Although I was uncertain if Atria, my publisher, would want the manuscript, I sent it to my editor. She loved it, bought it, and it’s scheduled for publication in the fall of 2013. I can hardly wait to see it in print.
BRC: When I was much younger, I devoured the work of Jim Kjelgaard, whose books for younger readers were primarily concerned with wild animals in the outdoors. Your novels, so frequently set in the roads and woods less traveled, remind me to some degree of Kjelgaard’s work due to your ability to so vividly describe wilderness settings and their untamed inhabitants, of both the two-legged and the four-legged variety. What authors and/or books influenced your own taste in reading at an early age?

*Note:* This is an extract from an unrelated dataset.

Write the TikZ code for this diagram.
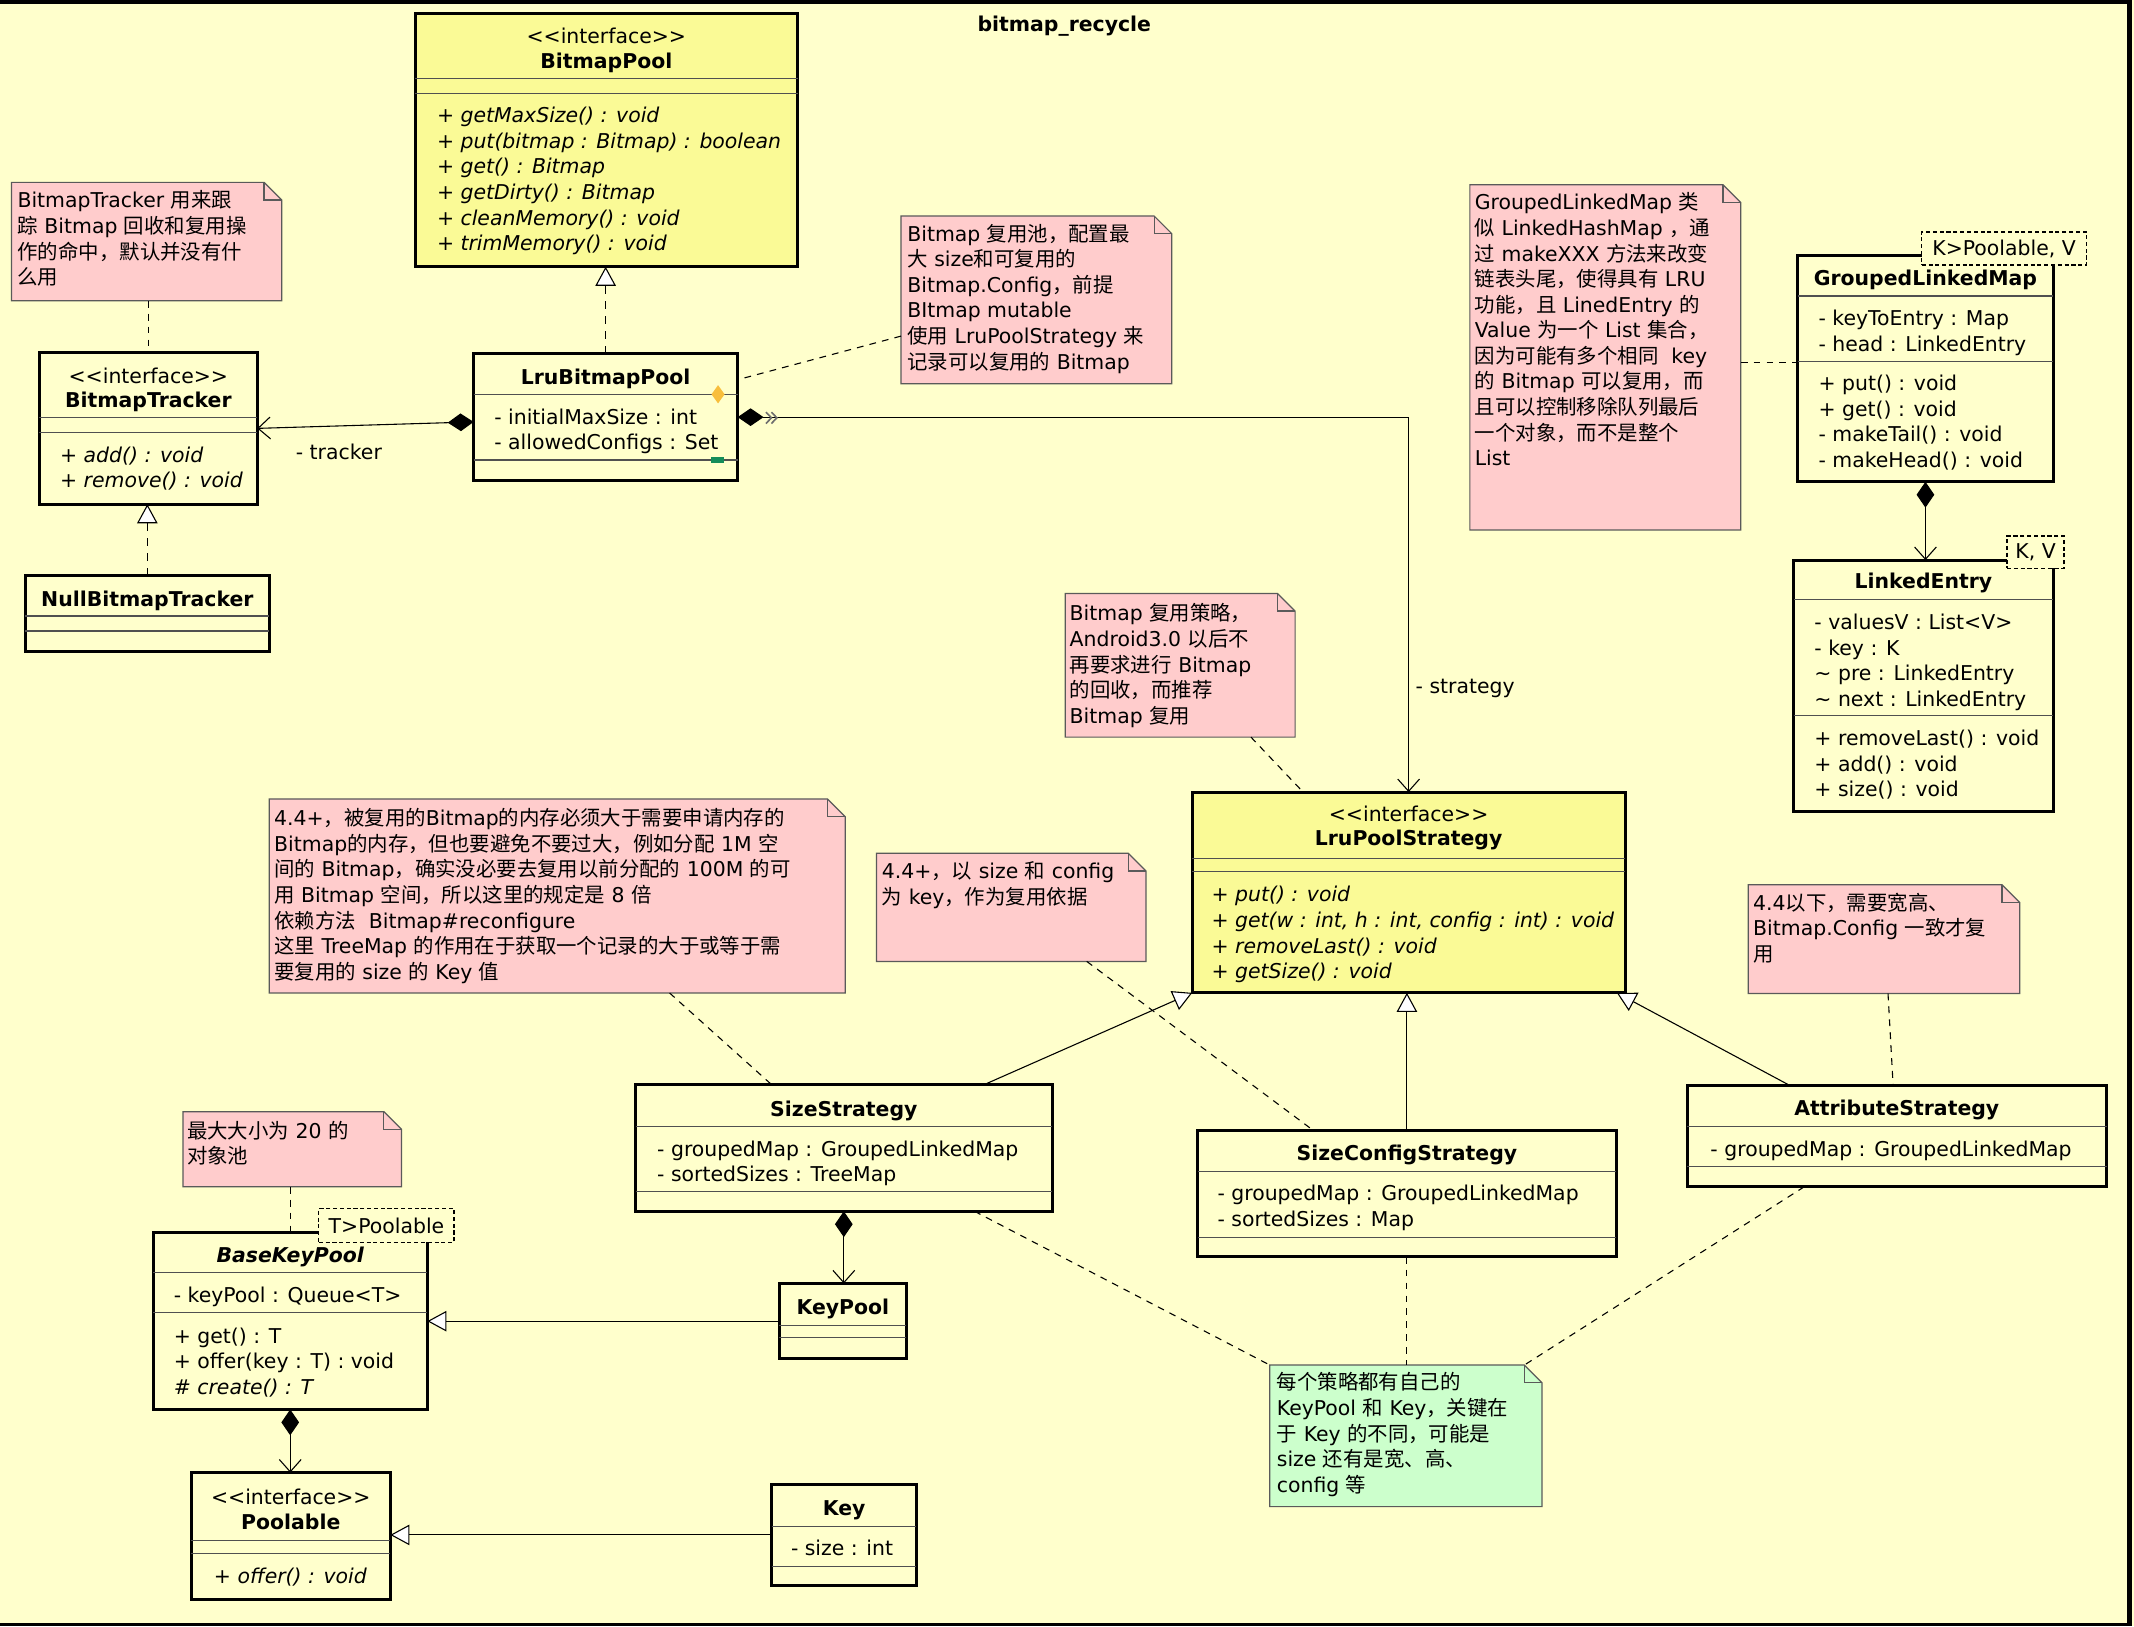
\documentclass[tikz,border=0pt]{standalone}
\usepackage{fontspec}
\setmainfont{DejaVu Sans}
\newfontfamily\zhfont{Noto Sans CJK SC}
\usetikzlibrary{arrows.meta,calc}
\definecolor{pagebg}{RGB}{255,255,204}
\definecolor{ifcfill}{RGB}{250,250,150}
\definecolor{notepink}{RGB}{255,204,204}
\definecolor{notegreen}{RGB}{204,255,204}
\definecolor{sepgray}{RGB}{80,80,80}
\definecolor{notegray}{RGB}{90,90,90}
\definecolor{chevgray}{RGB}{110,110,110}
\definecolor{orangemark}{RGB}{248,190,60}
\definecolor{greenmark}{RGB}{20,140,90}
\newcommand\zh[1]{{\zhfont #1}}
\newcommand\fs{\fontsize{15}{18.8}\selectfont}
\newcommand\sst{\rule{0pt}{14pt}}
\newcommand\ifc{\mbox{<}\mbox{<}interface\mbox{>}\mbox{>}}
\newcommand\umlclass[6]{\node[#2, minimum width={#5-#3}, minimum height={#6-#4}] (#1) at (#3,#4) {};}
\newcommand\umlnote[6]{%
  \node[notebody, minimum width={#5-#3}, minimum height={#6-#4}] (#1) at (#3,#4) {};
  \draw[draw=notegray, line width=0.9pt, fill=#2] (#1.north west) -- ([xshift=-13pt]#1.north east) -- ([yshift=-13pt]#1.north east) -- (#1.south east) -- (#1.south west) -- cycle;
  \draw[draw=notegray, line width=0.9pt] ([xshift=-13pt]#1.north east) -- ([xshift=-13pt,yshift=-13pt]#1.north east) -- ([yshift=-13pt]#1.north east);}
\newcommand\seps[2]{\draw[sep] (#1.west |- 0,#2) -- (#1.east |- 0,#2);}
\begin{document}
\begin{tikzpicture}[x=1pt,y=-1pt,
  clsbox/.style={draw=black, line width=2.2pt, fill=pagebg, rectangle, inner sep=0pt, outer sep=0pt, anchor=north west},
  ifcbox/.style={clsbox, fill=ifcfill},
  notebody/.style={rectangle, inner sep=0pt, outer sep=0pt, anchor=north west},
  txt/.style={inner sep=0pt, anchor=north west, align=left, font=\fs},
  itxt/.style={txt, font=\fs\itshape},
  ctxt/.style={inner sep=0pt, anchor=base, font=\fs},
  btxt/.style={inner sep=0pt, anchor=base, font=\fs\bfseries},
  sep/.style={draw=sepgray, line width=0.8pt},
  link/.style={line width=0.8pt, dash pattern=on 5pt off 4.5pt},
  real/.style={line width=0.8pt, dash pattern=on 6pt off 5pt, -{Triangle[length=14pt,width=15pt,fill=white]}},
  gen/.style={line width=0.8pt, -{Triangle[length=14pt,width=15pt,fill=white]}},
  comp/.style={line width=0.8pt, {Diamond[length=19pt,width=13pt]}-{Straight Barb[length=9pt,width=16pt]}},
  tmpl/.style={draw=black, fill=pagebg, line width=0.9pt, dash pattern=on 3pt off 2pt, inner sep=0pt, outer sep=0pt, anchor=north west, font=\fs}
]
\useasboundingbox (0,0) rectangle (1568,1195);
\fill[pagebg] (0,0) rectangle (1568,1195);
\fill[black] (0,0) rectangle (1566.6,3);
\fill[black] (1563,0) rectangle (1566.6,1195);
\fill[black] (0,1192.6) rectangle (1566.6,1195);

\node[btxt] (title) at (782,23) {bitmap\_recycle};

% ---------- notes ----------
\umlnote{n1}{notepink}{8.5}{134}{207}{221}
\umlnote{n2}{notepink}{662}{158.7}{861}{282}
\umlnote{n3}{notepink}{1080}{135.7}{1279}{389.4}
\umlnote{n4}{notepink}{782.7}{436}{951.6}{541.6}
\umlnote{n5}{notepink}{197.8}{587}{621}{729.6}
\umlnote{n6}{notepink}{644}{627}{842}{706.4}
\umlnote{n7}{notepink}{1284.5}{650}{1484}{730}
\umlnote{ng}{notegreen}{933}{1003}{1133}{1107}
\umlnote{n8}{notepink}{134.5}{816.8}{295}{872}

\node[txt] at (12.7,138.5) {\sst BitmapTracker \zh{用来跟}\\
\zh{踪} Bitmap \zh{回收和复用操}\\
\zh{作的命中，默认并没有什}\\
\zh{么用}};
\node[txt] at (666.5,163) {\sst Bitmap \zh{复用池，配置最}\\
\zh{大} size\zh{和可复用的}\\
Bitmap.Config\zh{，前提}\\
BItmap mutable\\
\zh{使用} LruPoolStrategy \zh{来}\\
\zh{记录可以复用的} Bitmap};
\node[txt] at (1083.4,140) {\sst GroupedLinkedMap \zh{类}\\
\zh{似} LinkedHashMap \zh{，通}\\
\zh{过} makeXXX \zh{方法来改变}\\
\zh{链表头尾，使得具有} LRU\\
\zh{功能，且} LinedEntry \zh{的}\\
Value \zh{为一个} List \zh{集合，}\\
\zh{因为可能有多个相同}\ \ key\\
\zh{的} Bitmap \zh{可以复用，而}\\
\zh{且可以控制移除队列最后}\\
\zh{一个对象，而不是整个}\\
List};
\node[txt] at (785.8,442) {\sst Bitmap \zh{复用策略，}\\
Android3.0 \zh{以后不}\\
\zh{再要求进行} Bitmap\\
\zh{的回收，而推荐}\\
Bitmap \zh{复用}};
\node[txt] at (201.3,592.5) {\sst 4.4+\zh{，被复用的}Bitmap\zh{的内存必须大于需要申请内存的}\\
Bitmap\zh{的内存，但也要避免不要过大，例如分配} 1M \zh{空}\\
\zh{间的} Bitmap\zh{，确实没必要去复用以前分配的} 100M \zh{的可}\\
\zh{用} Bitmap \zh{空间，所以这里的规定是} 8 \zh{倍}\\
\zh{依赖方法}\ \ Bitmap\#reconfigure\\
\zh{这里} TreeMap \zh{的作用在于获取一个记录的大于或等于需}\\
\zh{要复用的} size \zh{的} Key \zh{值}};
\node[txt] at (647.8,631.5) {\sst 4.4+\zh{，以} size \zh{和} config\\
\zh{为} key\zh{，作为复用依据}};
\node[txt] at (1288,654.5) {\sst 4.4\zh{以下，需要宽高、}\\
Bitmap.Config \zh{一致才复}\\
\zh{用}};
\node[txt] at (938,1007) {\sst \zh{每个策略都有自己的}\\
KeyPool \zh{和} Key\zh{，关键在}\\
\zh{于} Key \zh{的不同，可能是}\\
size \zh{还有是宽、高、}\\
config \zh{等}};
\node[txt] at (137.3,822) {\sst \zh{最大大小为} 20 \zh{的}\\
\zh{对象池}};

% ---------- classes ----------
\umlclass{bp}{ifcbox}{305}{10}{586}{196}
\umlclass{bt}{clsbox}{29}{259}{189}{370.5}
\umlclass{nbt}{clsbox}{18.5}{423}{198}{479}
\umlclass{lru}{clsbox}{348}{260}{542}{353}
\umlclass{glm}{clsbox}{1321}{188}{1508.5}{354}
\umlclass{le}{clsbox}{1318}{411.5}{1508.5}{596}
\umlclass{lps}{ifcbox}{876}{582}{1194}{729.5}
\umlclass{ss}{clsbox}{467}{797}{773}{890}
\umlclass{scs}{clsbox}{880}{830.6}{1187.5}{923.4}
\umlclass{as}{clsbox}{1239.6}{797.5}{1547.8}{872}
\umlclass{bkp}{clsbox}{112.5}{905.6}{314}{1035.6}
\umlclass{kp}{clsbox}{572.6}{943}{666}{998.5}
\umlclass{pool}{clsbox}{140.5}{1082}{286.8}{1175.4}
\umlclass{key}{clsbox}{567}{1091}{673.4}{1164.6}

\seps{bp}{58}\seps{bp}{68.6}
\seps{bt}{307}\seps{bt}{318}
\seps{nbt}{452.6}\seps{nbt}{463.6}
\seps{lru}{289.7}\seps{lru}{338}
\seps{glm}{217.5}\seps{glm}{265.7}
\seps{le}{440.6}\seps{le}{526}
\seps{lps}{630.7}\seps{lps}{640.3}
\seps{ss}{827.4}\seps{ss}{875.7}
\seps{scs}{860.5}\seps{scs}{909}
\seps{as}{827.4}\seps{as}{857}
\seps{bkp}{934.8}\seps{bkp}{964.5}
\seps{kp}{973.8}\seps{kp}{983}
\seps{pool}{1131.6}\seps{pool}{1141.4}
\seps{key}{1121.8}\seps{key}{1151}

% class headers
\node[ctxt] at (bp.center |- 0,32) {\ifc};
\node[btxt] at (bp.center |- 0,50) {BitmapPool};
\node[ctxt] at (bt.center |- 0,281.5) {\ifc};
\node[btxt] at (bt.center |- 0,299.5) {BitmapTracker};
\node[btxt] at (nbt.center |- 0,445.5) {NullBitmapTracker};
\node[btxt] at (lru.center |- 0,282.5) {LruBitmapPool};
\node[btxt] at (glm.center |- 0,209.5) {GroupedLinkedMap};
\node[btxt] at (le.center |- 0,432.5) {LinkedEntry};
\node[ctxt] at (lps.center |- 0,603.5) {\ifc};
\node[btxt] at (lps.center |- 0,621.5) {LruPoolStrategy};
\node[btxt] at (ss.center |- 0,820) {SizeStrategy};
\node[btxt] at (scs.center |- 0,852.5) {SizeConfigStrategy};
\node[btxt] at (as.center |- 0,819.5) {AttributeStrategy};
\node[btxt, font=\fs\bfseries\itshape] at (bkp.center |- 0,927.5) {BaseKeyPool};
\node[btxt] at (kp.center |- 0,965.5) {KeyPool};
\node[ctxt] at (pool.center |- 0,1105.3) {\ifc};
\node[btxt] at (pool.center |- 0,1124) {Poolable};
\node[btxt] at (key.center |- 0,1113.3) {Key};

% members
\node[itxt] at (320.9,76) {\sst + getMaxSize() : void\\
+ put(bitmap : Bitmap) : boolean\\
+ get() : Bitmap\\
+ getDirty() : Bitmap\\
+ cleanMemory() : void\\
+ trimMemory() : void};
\node[itxt] at (44,325.5) {\sst + add() : void\\+ remove() : void};
\node[txt] at (363,297.5) {\sst - initialMaxSize : int\\- allowedConfigs : Set};
\node[txt] at (1336,225) {\sst - keyToEntry : Map\\- head : LinkedEntry};
\node[txt] at (1336,272.8) {\sst + put() : void\\+ get() : void\\- makeTail() : void\\- makeHead() : void};
\node[txt] at (1333,448.4) {\sst - valuesV : List<V>\\- key : K\\\textasciitilde{} pre : LinkedEntry\\\textasciitilde{} next : LinkedEntry};
\node[txt] at (1333,533.5) {\sst + removeLast() : void\\+ add() : void\\+ size() : void};
\node[itxt] at (890,648.5) {\sst + put() : void\\
+ get(w : int, h : int, config : int) : void\\
+ removeLast() : void\\
+ getSize() : void};
\node[txt] at (482.7,835.3) {\sst - groupedMap : GroupedLinkedMap\\- sortedSizes : TreeMap};
\node[txt] at (894.4,868) {\sst - groupedMap : GroupedLinkedMap\\- sortedSizes : Map};
\node[txt] at (1256.6,835.3) {\sst - groupedMap : GroupedLinkedMap};
\node[txt] at (127.5,942.8) {\sst - keyPool : Queue<T>};
\node[txt] at (127.5,972.7) {\sst + get() : T\\+ offer(key : T) : void\\\textit{\# create() : T}};
\node[itxt] at (157,1149) {\sst + offer() : void};
\node[txt] at (581,1129) {\sst - size : int};

% markers on LruBitmapPool
\fill[orangemark] (527.6,283) -- (532.4,289.7) -- (527.6,296.4) -- (522.8,289.7) -- cycle;
\fill[greenmark] (522.5,336) rectangle (532,340.5);

% ---------- connectors ----------
\draw[link] (bt.north |- n1.south) -- (bt.north);
\draw[real] (nbt.north) -- (nbt.north |- bt.south);
\draw[real] (lru.north) -- (lru.north |- bp.south);
\draw[comp] ([yshift=-3.5pt]lru.west) -- (bt.east);
\node[ctxt] (lbltracker) at (249,337.5) {- tracker};
\draw[comp] (lru.east) -| (lps.north);
\draw[chevgray, line width=1.2pt] (562.8,302.8) -- (566.8,307) -- (562.8,311.2);
\draw[chevgray, line width=1.2pt] (566.8,302.8) -- (570.8,307) -- (566.8,311.2);
\node[inner sep=0pt, anchor=west, font=\fs] (lblstrategy) at (1040,505.6) {- strategy};
\draw[link] ([yshift=-26.6pt]n2.west) -- ([yshift=-19pt]lru.north east);
\draw[link] ([yshift=-3.5pt]n3.east) -- ([yshift=-3.5pt]n3.east -| glm.west);
\draw[comp] (glm.south) -- (glm.south |- le.north);
\draw[link] ([xshift=52pt]n4.south) -- ([xshift=-77.5pt]lps.north);
\draw[link] ([xshift=82.6pt]n5.south) -- ([xshift=-53pt]ss.north);
\draw[link] ([xshift=55.5pt]n6.south) -- ([xshift=-68.75pt]scs.north);
\draw[link] ([xshift=3pt]n7.south) -- ([xshift=-2.7pt]as.north);
\draw[gen] ([xshift=103pt]ss.north) -- (lps.south west);
\draw[gen] (scs.north) -- (scs.north |- lps.south);
\draw[gen] ([xshift=-78.7pt]as.north) -- ([xshift=-6pt]lps.south east);
\draw[gen] (kp.west) -- (kp.west -| bkp.east);
\draw[comp] (ss.south) -- (ss.south |- kp.north);
\draw[comp] (bkp.south) -- (bkp.south |- pool.north);
\draw[link] (bkp.north |- n8.south) -- (bkp.north);
\draw[gen] (key.west) -- (key.west -| pool.east);
\draw[link] ([xshift=96pt]ss.south) -- (ng.north west);
\draw[link] (scs.south) -- (scs.south |- ng.north);
\draw[link] ([xshift=-68pt]as.south) -- ([xshift=-13pt]ng.north east);

% template parameter boxes
\node[tmpl, minimum width=121, minimum height=24.2] (glmT) at (1412,170.5) {K>Poolable, V};
\node[tmpl, minimum width=41.9, minimum height=23.9] (leT) at (1474.7,393.8) {K, V};
\node[tmpl, minimum width=99.3, minimum height=24.8] (bkpT) at (234.3,888) {T>Poolable};
\end{tikzpicture}
\end{document}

WKK: When I was 12 years old and hooked mostly on Marvel comic books, an angel of a librarian suggested to me that I might give THE COUNT OF MONTE CRISTO a try. God, did I love that book. In short order, I read everything Dumas had written. I asked her what’s next, and she pointed me toward H.G. Wells and Jules Verne and Arthur Conan Doyle and Jack London. If you look at my work today, you’ll see a strong element of adventure bound up with the mystery and the suspense, all due to a wonderful librarian who knew what kind of story could capture a kid’s heart.
BRC: Readers can paint their own pictures of Cork O’Connor through your descriptions. But if a film adaptation of one of your books was made, do you have someone you would like to see play Cork?
WKK: No comment on this one. The series has been optioned in the past, and is currently under consideration again, so I don’t want to jinx things by speaking too concretely about any aspect of the process. Everything about Hollywood is so unpredictable and so fragile.
BRC: One of the major stumbling blocks that aspiring writers encounter is the ability to create a writing schedule and stick with it. Has yours changed over the years? How have you kept to it, without permitting life to get in the way?
WKK: I’ve kept the same writing schedule, more or less, for the past 30 years. I rise before 6:00 AM, and go to a coffee shop, where I spend two hours working on my prose. That’s the most important element of my writing life, this discipline. In addition to assuring that I meet deadline, it’s also the way I center myself in a day and prepare to meet the world. Because I write full time now, I return to the coffee shop in the afternoon for another two hours, though I’m not always at work on my prose. Sometimes I’m busy responding to interview questions.
BRC: What are you working on now? Will you continue to focus on the life of Cork O’Connor, at least for the foreseeable future?
WKK: I’m just about to complete the first draft of the manuscript for the next book in the Cork O’Connor series, a novel tentatively titled TRICKSTER’S POINT. In a nutshell, it’s Cork O’Connor meets ALL THE KING’S MEN. Then I have one more series book to write on my current contract. And after that, we’ll just have to see what’s on the horizon.